Now, He sees the events of Psalm 22 playing out beneath His broken body.

“They stare and gloat.”

He is watched. Mocked. He is pierced in His hands or wrists. He sees the dice roll. He sees His robe in a soldier’s hand. He sees the fulfillment.

And yet—He speaks no curse. And He never will.

A Thought Experiment: The Robe

The soldiers toss their dice. They gamble at the foot of the condemned.

They’ve stripped Him bare.
They’re trying to turn a profit.
One of them will go home with Jesus’ robe.

Let’s pause here. Let’s do a thought experiment.

Do you know about the book The Robe—and the film that followed, starring Richard Burton? The story begins at this exact moment in Psalm 22:18: “They divide my garments among them, and for my clothing they cast lots.”

In the novel, the robe goes to a Roman tribune named Marcellus Gallio—the man who won the gamble. He carries the garment away as a spoil of execution. Just cloth, he thinks. It's just another crucifixion.

But something begins to happen to him.

The robe haunts him. It softens him. It pulls at him until he can’t escape the One who wore it. What begins as a symbol of shame becomes the thread that unravels his pride—and reweaves his soul with grace.

Here’s the question of the thought experiment: What if you had the robe?

What if you held the last thing Jesus wore before He died?

Marcellus was doing his job. His heart was cold; his hands were calloused. He was a mocker. A skeptic. A man standing close to the Cross but missing its meaning.

Until the robe found him. And then it changed him.

In my tradition—the Anglican Way—we speak of Holy Communion like this. Not with superstition. Not with magic. But with reverence. It is not a relic or a robe. It is a sacrament. Something taken directly from the life of Jesus. Something He gave to His followers then—and still gives now.

Not to mockers.
Not to gamblers.
But to the hungry. The weary. The people. His followers.

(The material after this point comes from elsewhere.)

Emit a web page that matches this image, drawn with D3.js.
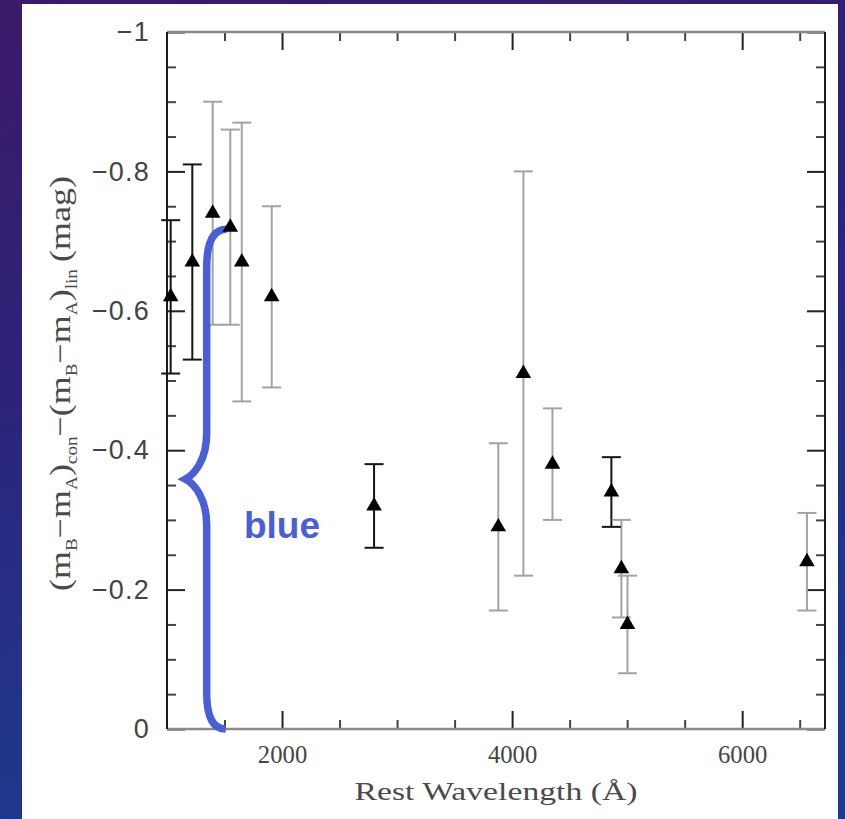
<!DOCTYPE html>
<html><head><meta charset="utf-8">
<script src="https://cdn.jsdelivr.net/npm/d3@7"></script>
<style>html,body{margin:0;padding:0;overflow:hidden;background:#2a2578}</style>
</head><body><svg id="c" width="845" height="819"></svg>
<script>
// ---- data ----
const wavelength = [1032, 1220, 1397, 1550, 1650, 1910, 2800, 3880, 4098, 4351, 4863, 4950, 5003, 6563];
const colorDiff  = [-0.62, -0.67, -0.74, -0.72, -0.67, -0.62, -0.32, -0.29, -0.51, -0.38, -0.34, -0.23, -0.15, -0.24];
const errUpper   = [-0.73, -0.81, -0.90, -0.86, -0.87, -0.75, -0.38, -0.41, -0.80, -0.46, -0.39, -0.30, -0.22, -0.31];
const errLower   = [-0.51, -0.53, -0.58, -0.58, -0.47, -0.49, -0.26, -0.17, -0.22, -0.30, -0.29, -0.16, -0.08, -0.17];
const sample     = ["A", "A", "B", "B", "B", "B", "A", "B", "B", "B", "A", "B", "B", "B"];
const xDomain = [1000, 6720];
const yDomain = [-1, 0];
const xMajorTicks = [2000, 4000, 6000];
const xTickLabels = ["2000", "4000", "6000"];
const xMinorTicks = [1500, 2500, 3000, 3500, 4500, 5000, 5500, 6500];
const yMajorTicks = [-1, -0.8, -0.6, -0.4, -0.2, 0];
const yTickLabels = ["\u22121", "\u22120.8", "\u22120.6", "\u22120.4", "\u22120.2", "0"];
const yMinorTicks = [-0.95, -0.9, -0.85, -0.75, -0.7, -0.65, -0.55, -0.5, -0.45, -0.35, -0.3, -0.25, -0.15, -0.1, -0.05];
const braceRange = [-0.717, 0];        // span of the "blue" bracket (mag)
const braceWave = [1519, 1345, 1160];  // end, spine, tip wavelengths
const braceLabel = "blue";
const xTitle = "Rest Wavelength (\u00C5)";

// ---- layout ----
const W = 845, H = 819;
const m = {l: 167, r: 825, t: 32, b: 729};
const svg = d3.select("#c");
const defs = svg.append("defs");
const g = defs.append("linearGradient").attr("id", "bg")
  .attr("x1", 0).attr("y1", 0).attr("x2", 0.25).attr("y2", 1);
g.append("stop").attr("offset", 0).attr("stop-color", "#3b1a69");
g.append("stop").attr("offset", 0.45).attr("stop-color", "#2d2479");
g.append("stop").attr("offset", 1).attr("stop-color", "#1c3a8f");
svg.append("rect").attr("width", W).attr("height", H).attr("fill", "url(#bg)");
svg.append("rect").attr("x", 22).attr("y", 4).attr("width", 816).attr("height", H).attr("fill", "#ffffff");

const x = d3.scaleLinear().domain(xDomain).range([m.l, m.r]);
const y = d3.scaleLinear().domain(yDomain).range([m.t, m.b]);
const col = d3.scaleOrdinal().domain(["A", "B"]).range(["#151515", "#a3a3a3"]);

function styleAxis(sel, tickColor) {
  sel.select(".domain").remove();
  sel.selectAll(".tick line").attr("stroke", tickColor).attr("stroke-width", 2);
}
const MAJ = 18, MIN = 9;
// bottom
const gb = svg.append("g").attr("transform", `translate(0,${m.b})`)
  .call(d3.axisBottom(x).tickValues(xMajorTicks).tickSizeInner(-MAJ).tickSizeOuter(0).tickPadding(16)
    .tickFormat((d, i) => xTickLabels[i]));
styleAxis(gb, "#222");
gb.selectAll("text").attr("font-family", "'Liberation Serif', serif").attr("font-size", 26)
  .attr("fill", "#444").attr("transform", "scale(0.95,1)");
gb.selectAll(".tick").each(function() { /* keep centred */ });
svg.append("g").attr("transform", `translate(0,${m.b})`)
  .call(d3.axisBottom(x).tickValues(xMinorTicks).tickSizeInner(-MIN).tickSizeOuter(0).tickFormat(""))
  .call(s => styleAxis(s, "#444"));
// top
svg.append("g").attr("transform", `translate(0,${m.t})`)
  .call(d3.axisTop(x).tickValues(xMajorTicks).tickSizeInner(-MAJ).tickSizeOuter(0).tickFormat(""))
  .call(s => styleAxis(s, "#222"));
svg.append("g").attr("transform", `translate(0,${m.t})`)
  .call(d3.axisTop(x).tickValues(xMinorTicks).tickSizeInner(-MIN).tickSizeOuter(0).tickFormat(""))
  .call(s => styleAxis(s, "#444"));
// left
const gl = svg.append("g").attr("transform", `translate(${m.l},0)`)
  .call(d3.axisLeft(y).tickValues(yMajorTicks).tickSizeInner(-MAJ).tickSizeOuter(0).tickPadding(17)
    .tickFormat((d, i) => yTickLabels[i]));
styleAxis(gl, "#222");
gl.selectAll("text").attr("font-family", "'Liberation Sans', Arial, sans-serif").attr("font-size", 27)
  .attr("letter-spacing", 1.2).attr("fill", "#444");
svg.append("g").attr("transform", `translate(${m.l},0)`)
  .call(d3.axisLeft(y).tickValues(yMinorTicks).tickSizeInner(-MIN).tickSizeOuter(0).tickFormat(""))
  .call(s => styleAxis(s, "#444"));
// right
svg.append("g").attr("transform", `translate(${m.r},0)`)
  .call(d3.axisRight(y).tickValues(yMajorTicks).tickSizeInner(-MAJ).tickSizeOuter(0).tickFormat(""))
  .call(s => styleAxis(s, "#222"));
svg.append("g").attr("transform", `translate(${m.r},0)`)
  .call(d3.axisRight(y).tickValues(yMinorTicks).tickSizeInner(-MIN).tickSizeOuter(0).tickFormat(""))
  .call(s => styleAxis(s, "#444"));

// frame
svg.append("line").attr("x1", m.l).attr("x2", m.r).attr("y1", m.t).attr("y2", m.t).attr("stroke", "#8a8a8a").attr("stroke-width", 2.5);
svg.append("line").attr("x1", m.l).attr("x2", m.r).attr("y1", m.b).attr("y2", m.b).attr("stroke", "#8a8a8a").attr("stroke-width", 2.5);
svg.append("line").attr("x1", m.l).attr("x2", m.l).attr("y1", m.t).attr("y2", m.b).attr("stroke", "#1a1a1a").attr("stroke-width", 2);
svg.append("line").attr("x1", m.r).attr("x2", m.r).attr("y1", m.t).attr("y2", m.b).attr("stroke", "#1a1a1a").attr("stroke-width", 2);

// error bars
const idx = d3.range(wavelength.length);
const eb = svg.append("g");
const CAP = 9.5;
eb.selectAll(".stem").data(idx).join("line")
  .attr("x1", i => x(wavelength[i])).attr("x2", i => x(wavelength[i]))
  .attr("y1", i => y(errUpper[i])).attr("y2", i => y(errLower[i]))
  .attr("stroke", i => col(sample[i])).attr("stroke-width", 2);
[errUpper, errLower].forEach(arr => {
  eb.selectAll(null).data(idx).join("line")
    .attr("x1", i => x(wavelength[i]) - CAP).attr("x2", i => x(wavelength[i]) + CAP)
    .attr("y1", i => y(arr[i])).attr("y2", i => y(arr[i]))
    .attr("stroke", i => col(sample[i])).attr("stroke-width", 2);
});

// brace annotation
const BLUE = "#4a5fd7";
const xe = x(braceWave[0]), xs = x(braceWave[1]), xt = x(braceWave[2]);
const yTop = y(braceRange[0]), yBot = y(braceRange[1]), yMid = (yTop + yBot) / 2;
const dx = xs - xt;
const bp = d3.path();
bp.moveTo(xe, yTop);
bp.quadraticCurveTo(xs, yTop, xs, yTop + 38);
bp.lineTo(xs, yMid - 46);
bp.bezierCurveTo(xs, yMid - 20, xt + dx * 0.45, yMid - 5, xt, yMid);
bp.bezierCurveTo(xt + dx * 0.45, yMid + 5, xs, yMid + 20, xs, yMid + 46);
bp.lineTo(xs, yBot - 36);
bp.quadraticCurveTo(xs, yBot, x(1510), yBot);
svg.append("path").attr("d", bp.toString()).attr("fill", "none")
  .attr("stroke", BLUE).attr("stroke-width", 7.5).attr("stroke-linecap", "butt");

// triangles
svg.append("g").selectAll("path").data(idx).join("path")
  .attr("d", d3.symbol(d3.symbolTriangle, 105))
  .attr("transform", i => `translate(${x(wavelength[i])},${y(colorDiff[i])})`)
  .attr("fill", "#000");

svg.append("text").attr("x", 282).attr("y", 538).attr("text-anchor", "middle")
  .attr("font-family", "'Liberation Sans', Arial, sans-serif").attr("font-weight", "bold")
  .attr("font-size", 37).attr("fill", BLUE).text(braceLabel);

// titles
function fit(sel, target) {
  const w = sel.node().getBBox().width;
  return target / w;
}
const xt_ = svg.append("text").attr("text-anchor", "middle")
  .attr("font-family", "'Liberation Serif', serif").attr("font-size", 25).attr("fill", "#4a4a4a")
  .text(xTitle);
const sx = fit(xt_, 283);
xt_.attr("transform", `translate(${(m.l + m.r) / 2},800) scale(${sx},1)`);

const parts = [["(m"], ["B", 1], ["\u2212m"], ["A", 1], [")"], ["con", 1], ["\u2212(m"], ["B", 1], ["\u2212m"], ["A", 1], [")"], ["lin", 1], ["\u2009(mag)"]];
const yt = svg.append("text").attr("text-anchor", "middle")
  .attr("font-family", "'Liberation Serif', serif").attr("font-size", 30).attr("fill", "#4a4a4a");
let shifted = false;
parts.forEach(p => {
  const ts = yt.append("tspan").text(p[0]);
  if (p[1]) { ts.attr("font-size", 16); if (!shifted) { ts.attr("dy", 7); shifted = true; } }
  else if (shifted) { ts.attr("dy", -7); shifted = false; }
});
const sy = fit(yt, 415);
yt.attr("transform", `translate(70,${(m.t + m.b) / 2 + 3}) rotate(-90) scale(${sy},1)`);
</script></body></html>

You don’t have to cast lots for it.
You just come.
You just kneel.
You just receive.

Amen.

See you tomorrow as we move toward the turning of this great psalm.

Grace and peace,

David Roseberry ☩
The Anglican

A Collect for the One Stripped for Us

O God, who in your mercy allowed your Son to be stripped of His garments, that we, clothed in shame, might be covered in righteousness: Grant us grace to see His nakedness not as defeat, but as the fullness of love poured out; that our hardened hearts may be softened, our pride unraveled, and our lives rewoven by the garment of His grace; through Jesus Christ our Lord, who was cast down that we might be raised, and now reigns with You and the Holy Spirit, one God, forever and ever. Amen.